The report at the center of every modern deal — what it tests, what it costs, and why prepared sellers commission their own.

The report that has become the center of every deal

A quality of earnings (QoE) report is an accountant’s deep examination of how a company actually makes money: whether reported EBITDA is real, repeatable, and correctly measured. In today’s middle market, virtually every buyer commissions one during diligence — and increasingly, well-advised sellers commission their own before going to market.

What a QoE actually examines

Revenue quality. Is revenue recognized correctly? Is it recurring or episodic? Are there customer concentrations, one-time projects, or channel arrangements dressing up the run rate?

EBITDA adjustments. Every add-back gets tested: owner compensation against market rates, personal expenses, one-time items that turn out to recur, and pro-forma adjustments for changes that have not happened yet.
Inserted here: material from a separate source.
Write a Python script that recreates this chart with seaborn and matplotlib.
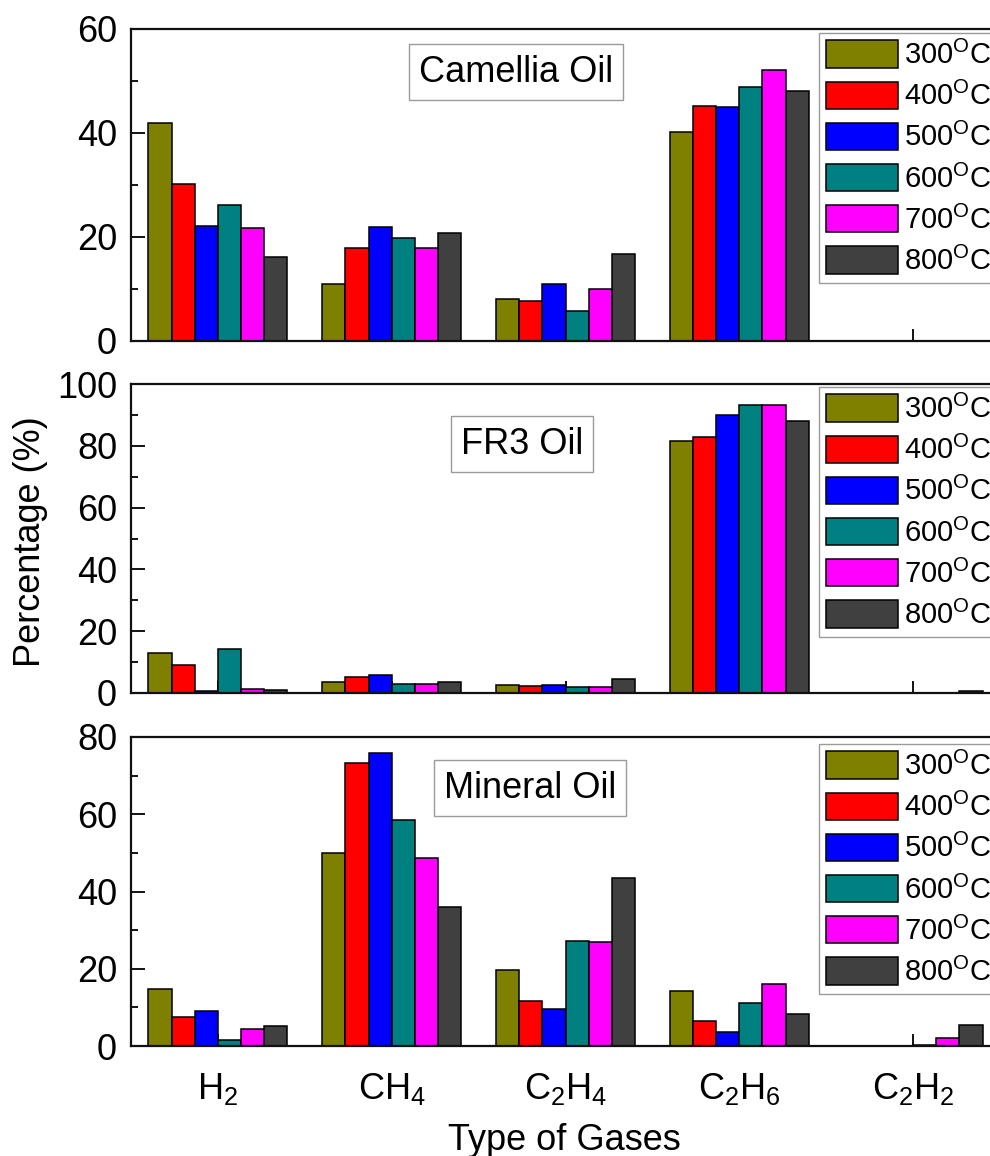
import numpy as np
import pandas as pd
import seaborn as sns
import matplotlib
matplotlib.use("Agg")
import matplotlib.pyplot as plt
from matplotlib.ticker import MultipleLocator

# ---- data -------------------------------------------------------------
gases = ["H2", "CH4", "C2H4", "C2H6", "C2H2"]
gas_labels = [r"H$_{\mathrm{2}}$", r"CH$_{\mathrm{4}}$",
              r"C$_{\mathrm{2}}$H$_{\mathrm{4}}$",
              r"C$_{\mathrm{2}}$H$_{\mathrm{6}}$",
              r"C$_{\mathrm{2}}$H$_{\mathrm{2}}$"]
temps = ["300", "400", "500", "600", "700", "800"]

# percentage of each gas, one list per temperature (order of `gases`)
camellia_300 = [41.9, 11.0, 8.0, 40.1, 0.0]
camellia_400 = [30.2, 17.8, 7.6, 45.2, 0.0]
camellia_500 = [22.1, 22.0, 10.9, 45.0, 0.0]
camellia_600 = [26.1, 19.9, 5.8, 48.9, 0.0]
camellia_700 = [21.8, 17.8, 10.0, 52.2, 0.0]
camellia_800 = [16.1, 20.8, 16.7, 48.0, 0.0]

fr3_300 = [12.9, 3.4, 2.5, 81.4, 0.0]
fr3_400 = [9.1, 5.2, 2.4, 83.0, 0.0]
fr3_500 = [0.8, 5.9, 2.5, 90.1, 0.0]
fr3_600 = [14.2, 3.0, 1.8, 93.1, 0.0]
fr3_700 = [1.2, 3.0, 1.8, 93.1, 0.0]
fr3_800 = [1.0, 3.4, 4.5, 88.1, 0.5]

mineral_300 = [14.7, 49.9, 19.7, 14.2, 0.0]
mineral_400 = [7.6, 73.2, 11.7, 6.6, 0.0]
mineral_500 = [9.1, 75.8, 9.5, 3.5, 0.0]
mineral_600 = [1.6, 58.5, 27.3, 11.1, 0.3]
mineral_700 = [4.3, 48.7, 26.9, 16.0, 2.2]
mineral_800 = [5.2, 35.9, 43.4, 8.3, 5.4]

panel_names = ["Camellia Oil", "FR3 Oil", "Mineral Oil"]
panel_data = [
    [camellia_300, camellia_400, camellia_500, camellia_600, camellia_700, camellia_800],
    [fr3_300, fr3_400, fr3_500, fr3_600, fr3_700, fr3_800],
    [mineral_300, mineral_400, mineral_500, mineral_600, mineral_700, mineral_800],
]
y_limits = [60, 100, 80]

bar_colors = ["#808000", "#FF0000", "#0000FF", "#008080", "#FF00FF", "#404040"]

# ---- style ------------------------------------------------------------
sns.set_style("ticks")
plt.rcParams["font.family"] = ["Liberation Sans", "DejaVu Sans"]
plt.rcParams["mathtext.fontset"] = "custom"
plt.rcParams["mathtext.rm"] = "Liberation Sans"
plt.rcParams["mathtext.it"] = "Liberation Sans:italic"
plt.rcParams["mathtext.bf"] = "Liberation Sans:bold"
for key in ["text.color", "axes.labelcolor", "xtick.color", "ytick.color",
            "axes.edgecolor"]:
    plt.rcParams[key] = "black"

W, H = 990, 1156
fig = plt.figure(figsize=(W / 100, H / 100), dpi=100)
fig.patch.set_facecolor("white")

ax_left = 131 / W
ax_width = 869 / W
panel_px = [(29, 341), (384, 693), (737, 1046)]  # top, bottom in pixels
legend_tops = [33, 387, 744]
box_centers = [(516, 72), (522, 444), (530, 788)]

temp_labels = [t + r"$^{\mathrm{O}}$C" for t in temps]

axes = []
for i, (name, series, ymax) in enumerate(zip(panel_names, panel_data, y_limits)):
    top, bot = panel_px[i]
    ax = fig.add_axes([ax_left, 1 - bot / H, ax_width, (bot - top) / H])
    axes.append(ax)

    df = pd.DataFrame({
        "gas": np.repeat([gases], len(temps), axis=0).ravel(),
        "temp": np.repeat(temp_labels, len(gases)),
        "value": np.concatenate(series),
    })
    sns.barplot(data=df, x="gas", y="value", hue="temp", order=gases,
                hue_order=temp_labels, palette=bar_colors, width=0.8,
                saturation=1, edgecolor="black", linewidth=1.1,
                errorbar=None, ax=ax)

    ax.set_xlim(-0.5, 4.5)
    ax.set_ylim(0, ymax)
    ax.yaxis.set_major_locator(MultipleLocator(20))
    ax.yaxis.set_minor_locator(MultipleLocator(10))
    ax.tick_params(axis="y", which="major", direction="in", length=10, width=1.3,
                   labelsize=26, pad=10)
    ax.tick_params(axis="y", which="minor", direction="in", length=5, width=1.3)
    ax.tick_params(axis="x", which="major", direction="in", length=9, width=1.3,
                   labelsize=26, pad=18)
    ax.set_xticks(range(len(gases)))
    if i == 2:
        ax.set_xticklabels(gas_labels)
    else:
        ax.set_xticklabels([])
    for sp in ax.spines.values():
        sp.set_linewidth(1.6)
        sp.set_color("#111111")
    ax.set_xlabel("")
    ax.set_ylabel("")

    # legend of temperatures
    handles, labels = ax.get_legend_handles_labels()
    leg_x = (819 - 131) / 869
    leg_y = 1 - (legend_tops[i] - top) / (bot - top)
    leg = ax.legend(handles, labels, loc="upper left", bbox_to_anchor=(leg_x, leg_y),
                    fontsize=21, frameon=True, fancybox=False, framealpha=1,
                    edgecolor="#9a9a9a", borderpad=0.25, borderaxespad=0,
                    handlelength=2.45, handleheight=1.06, handletextpad=0.22,
                    labelspacing=0.4)
    leg.get_frame().set_linewidth(1.0)

    # oil name box
    cx, cy = box_centers[i]
    ax.text((cx - 131) / 869, (bot - cy) / (bot - top), name,
            transform=ax.transAxes, ha="center", va="center", fontsize=26,
            bbox=dict(boxstyle="square,pad=0.28", facecolor="white",
                      edgecolor="#9a9a9a", linewidth=1.0))

axes[1].set_ylabel("Percentage (%)", fontsize=26)
axes[1].yaxis.set_label_coords((48 - 131) / 869, 0.49)
axes[2].set_xlabel("Type of Gases", fontsize=26)
axes[2].xaxis.set_label_coords((564 - 131) / 869, (1046 - 1123) / 309)

fig.savefig("out.png", dpi=100, facecolor="white")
Net working capital. What level of working capital does the business actually need through its cycle? This analysis sets the target that determines whether cash moves toward you or away from you at closing.

Proof of cash. Reported earnings are tied to actual bank activity — the fastest way to surface aggressive accounting.

QoE is not an audit

An audit asks whether financial statements comply with accounting standards. A QoE asks a buyer’s question: what is the true, sustainable earning power of this business? A company can pass a clean audit and still have poor earnings quality — and a business with unaudited statements can demonstrate excellent earnings quality with the right documentation.

Buyers do not reprice deals because problems exist. They reprice — or walk — because problems surface late. A sell-side QoE moves every surprise to the beginning of the process, where it can be explained or fixed instead of costing price and trust.

Why sellers commission their own

A sell-side QoE, done during preparation, does three things. It validates your adjusted EBITDA before buyers test it, so the number you market is the number that survives. It accelerates diligence, because the buyer’s team starts from an organized, pre-analyzed baseline. And it protects negotiating leverage: the worst time to learn about a working-capital issue or an unsupportable add-back is under exclusivity, when your alternatives have gone home.

What it costs and when to do it

For lower-middle-market companies, sell-side QoE engagements typically run from the tens of thousands into low six figures depending on complexity — small against the enterprise-value swing a single disallowed add-back can cause. The right time is during pre-market preparation, three to six months before buyers are contacted.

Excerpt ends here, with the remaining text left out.